Fintech: Blockchain landmarks point to transformation of trade finance

By:
Chris Wright
Published on:

First international test; regs and compliance must catch up.

There will be many steps in the process of making blockchain technologies widespread in trade finance, but a crucial one was taken in October by Commonwealth Bank of Australia, Wells Fargo and a shipment of fine Texan cotton.

The transaction – delivering the cotton from Texas to Qingdao using Skuchain’s Brackets distributed ledger system – was important for three reasons.

Michael_Eidel-160x186

Michael Eidel,
Commonwealth Bank

First, it is believed to be the first global trade transaction between two unrelated banks. Previous blockchain trades may well have been done between two banks that are technically separate entities but actually part of the same group. CBA and Wells think this is the first cross-border trade finance involving two different banks to use blockchain.

Second, it uses blockchain technology in combination with two other emerging technologies – smart contracts and the so-called internet of things. And third, it involved an international physical

shipment.

The model is designed to replace the standard letter of credit method underpinning trade finance.

“Trade finance is one of the areas of banking that is most ripe for disruption, with all the paperwork that comes with it,” says Michael Eidel, executive general manager of Commonwealth Bank’s cashflow and transaction services division.

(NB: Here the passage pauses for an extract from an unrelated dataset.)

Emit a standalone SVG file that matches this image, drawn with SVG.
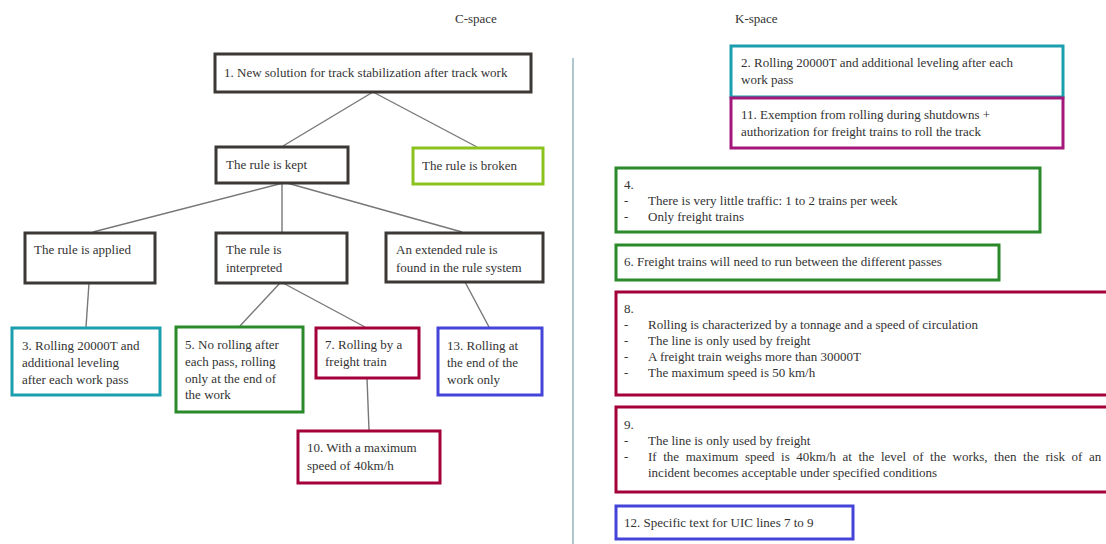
<svg xmlns="http://www.w3.org/2000/svg" width="1106" height="544" viewBox="0 0 1106 544" font-family="'Liberation Serif', Times, serif">
<style>
text{font-family:'Liberation Serif','Times New Roman',Times,serif;font-size:13px;fill:#333}
.b{fill:#fff;stroke-width:3}
.k{stroke:#3b3836}.lg{stroke:#8cc21e}.tl{stroke:#1b9ead}.gr{stroke:#2a8a2a}.cr{stroke:#a4003a}.bl{stroke:#4444d8}.mg{stroke:#a4177a}
.c{stroke:#777;stroke-width:1.4;fill:none}
</style>
<rect width="1106" height="544" fill="#fff"/>
<text x="455" y="23">C-space</text>
<text x="735" y="23">K-space</text>
<line x1="573" y1="58" x2="573" y2="544" stroke="#5f8f9c" stroke-width="1"/>
<g id="connectors">
<line class="c" x1="373" y1="92" x2="283" y2="146"/>
<line class="c" x1="373" y1="92" x2="477" y2="147"/>
<line class="c" x1="283" y1="183" x2="93" y2="232"/>
<line class="c" x1="282" y1="183" x2="282" y2="232"/>
<line class="c" x1="287" y1="183" x2="462" y2="232"/>
<line class="c" x1="89" y1="283" x2="86" y2="327"/>
<line class="c" x1="280" y1="283" x2="240" y2="326"/>
<line class="c" x1="283" y1="283" x2="365" y2="327"/>
<line class="c" x1="367" y1="378" x2="369" y2="430"/>
<line class="c" x1="465" y1="282" x2="489" y2="327"/>
</g>
<g id="n1"><rect class="b k" x="215" y="54" width="316" height="38"/><text x="224" y="77">1. New solution for track stabilization after track work</text></g>
<g id="kept"><rect class="b k" x="216" y="147" width="132" height="36"/><text x="226" y="169">The rule is kept</text></g>
<g id="broken"><rect class="b lg" x="413" y="148" width="130" height="36"/><text x="422" y="170">The rule is broken</text></g>
<g id="applied"><rect class="b k" x="25" y="233" width="130" height="50"/><text x="34" y="254">The rule is applied</text></g>
<g id="interpreted"><rect class="b k" x="216" y="233" width="131" height="50"/><text x="226" y="254">The rule is</text><text x="226" y="272">interpreted</text></g>
<g id="extended"><rect class="b k" x="386" y="233" width="157" height="49"/><text x="396" y="254">An extended rule is</text><text x="396" y="272">found in the rule system</text></g>
<g id="n3"><rect class="b tl" x="12" y="328" width="148" height="67"/><text x="22" y="350">3. Rolling 20000T and</text><text x="22" y="367">additional leveling</text><text x="22" y="384">after each work pass</text></g>
<g id="n5"><rect class="b gr" x="176" y="327" width="127" height="85"/><text x="185" y="349">5. No rolling after</text><text x="185" y="366">each pass, rolling</text><text x="185" y="383">only at the end of</text><text x="185" y="399">the work</text></g>
<g id="n7"><rect class="b cr" x="316" y="328" width="103" height="50"/><text x="325" y="349">7. Rolling by a</text><text x="325" y="366">freight train</text></g>
<g id="n10"><rect class="b cr" x="298" y="431" width="142" height="52"/><text x="307" y="452">10. With a maximum</text><text x="307" y="470">speed of 40km/h</text></g>
<g id="n13"><rect class="b bl" x="438" y="328" width="104" height="67"/><text x="447" y="350">13. Rolling at</text><text x="447" y="367">the end of the</text><text x="447" y="384">work only</text></g>
<g id="n2"><rect class="b tl" x="731" y="46" width="332" height="51"/><text x="741" y="67">2. Rolling 20000T and additional leveling after each</text><text x="741" y="84">work pass</text></g>
<g id="n11"><rect class="b mg" x="731" y="98" width="332" height="50"/><text x="741" y="119">11. Exemption from rolling during shutdowns +</text><text x="741" y="136">authorization for freight trains to roll the track</text></g>
<g id="n4"><rect class="b gr" x="616" y="168" width="424" height="64"/><text x="624" y="189">4.</text><text x="624" y="205">-</text><text x="648" y="205">There is very little traffic: 1 to 2 trains per week</text><text x="624" y="221">-</text><text x="648" y="221">Only freight trains</text></g>
<g id="n6"><rect class="b gr" x="616" y="245" width="383" height="35"/><text x="624" y="266">6. Freight trains will need to run between the different passes</text></g>
<g id="n8"><rect class="b cr" x="616" y="292" width="500" height="103"/><text x="624" y="313">8.</text><text x="624" y="329">-</text><text x="648" y="329">Rolling is characterized by a tonnage and a speed of circulation</text><text x="624" y="345">-</text><text x="648" y="345">The line is only used by freight</text><text x="624" y="361">-</text><text x="648" y="361">A freight train weighs more than 30000T</text><text x="624" y="377">-</text><text x="648" y="377">The maximum speed is 50 km/h</text></g>
<g id="n9"><rect class="b cr" x="616" y="407" width="500" height="85"/><text x="624" y="429">9.</text><text x="624" y="445">-</text><text x="648" y="445">The line is only used by freight</text><text x="624" y="461">-</text><text x="648" y="461" word-spacing="3.3">If the maximum speed is 40km/h at the level of the works, then the risk of an</text><text x="648" y="477">incident becomes acceptable under specified conditions</text></g>
<g id="n12"><rect class="b bl" x="616" y="506" width="237" height="33"/><text x="624" y="527">12. Specific text for UIC lines 7 to 9</text></g>
</svg>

It involved an open account transaction on a private distributed ledger between Brighann Cotton, a Texas-based cotton merchant,and the two banks. It used a physical supply-chain trigger, with the goods being tracked through GPS to confirm their geographic location before sending the necessary notifications to allow the release of payment. All the bill of lading information was digitized, scanned and put onto the blockchain system.

It didn’t, though, involve the payment taking place on blockchain, but rather a trigger to release the funds across traditional payment rails.

“We could envisage that for the future,” says Eidel. "What’s really important is that we make it a scalable situation for the industry in the future, and that needs collaboration.”

Members

Such collaboration is under way. Both banks are members of the R3 CEV consortium that combines over 60 large financial institutions to develop applications and agree on common standards for wholesale finance on blockchain, joined most recently by ABN Amro and the China Foreign Exchange Trade System in November.

“We are developing a joint language for what blockchain could be and building trust with participants,” Eidel says.

The deal follows another trade finance trial by Barclays in September through which two partners, agriculture co-operative Ornua and a food product distributor in the Seychelles, transferred trade finance documentation through a blockchain platform created by Wave.

Wave is an Israel-based start-up that came from a Barclays-based accelerator programme.

Bank of America and HSBC are also understood to have conducted trade finance trials together with the InfoComm Development Authority of Singapore.

There is plenty to recommend greater use of blockchain technologies in the trade finance world. Although cost benefits won’t kick in until the operating model is mature and widely used, “when it becomes more scalable I would see huge benefits for banks to reduce admin and paperwork,” Eidel says. “We can reduce a lot of costs by putting all of this on a blockchain solution.”

Effects

There are knock-on effects to cost too: if systems like this make it easier to track goods and to identify with precision exactly who legally owns what at any point in time – including the moment of any problem – then risks ought to drop, and with them, insurance premia.

With cotton, for example, whose quality can be affected by temperature and humidity, the combination of blockchain, GPS and internet of things technologies should allow both a buyer and an insurer to identify at exactly what moment something damages the goods.

There is also, in theory, less risk of fraud by duplicated invoices from unauthorized parties, though clearly distributed ledgers bring with them their own potential for abuse.

If there’s a holdup, it seems to be more in regulation and compliance.

Chris Lewis, head of international trade finance services for Wells Fargo, while a big fan of the opportunities, says that “significant regulatory, legal and other concerns remain to be address with the technology”.

Eidel says one of the principal challenges is “coming up with a more comprehensive, straightforward solution for know-your-client and transaction monitoring. One of the challenges R3 is working on is to develop solutions that comply with rules and regulations in the financial services industry. KYC is a major aspect besides the scalability.”

China pay

Separately, CBA has also announced a memorandum of understanding with Alipay, the online payment platform operated by Ant Financial, owned by Alibaba. The plan is to make it easier for Australian customers to pay for purchases through Alibaba’s e-commerce websites, and to create a payment solution for Chinese tourists and students to use Alipay in-store systems through CBA’s smart payment tablets in Australian retailers.

About 19,000 Chinese tourists visit Australia a week and spend almost A$8,000 ($6,165) each, according to a joint statement from Alipay and the CBA; the same statement says China is expected to process $6.3 trillion in mobile payments by 2020.

Alipay tends to scare the daylights out of many bankers, but Eidel says that’s the wrong way of looking at it.

“Being scared is not the right answer,” he says. “We’re impressed with what they do. If you want to be a customer’s provider of choice, you have to welcome any innovation that leads to a better experience for your customers.”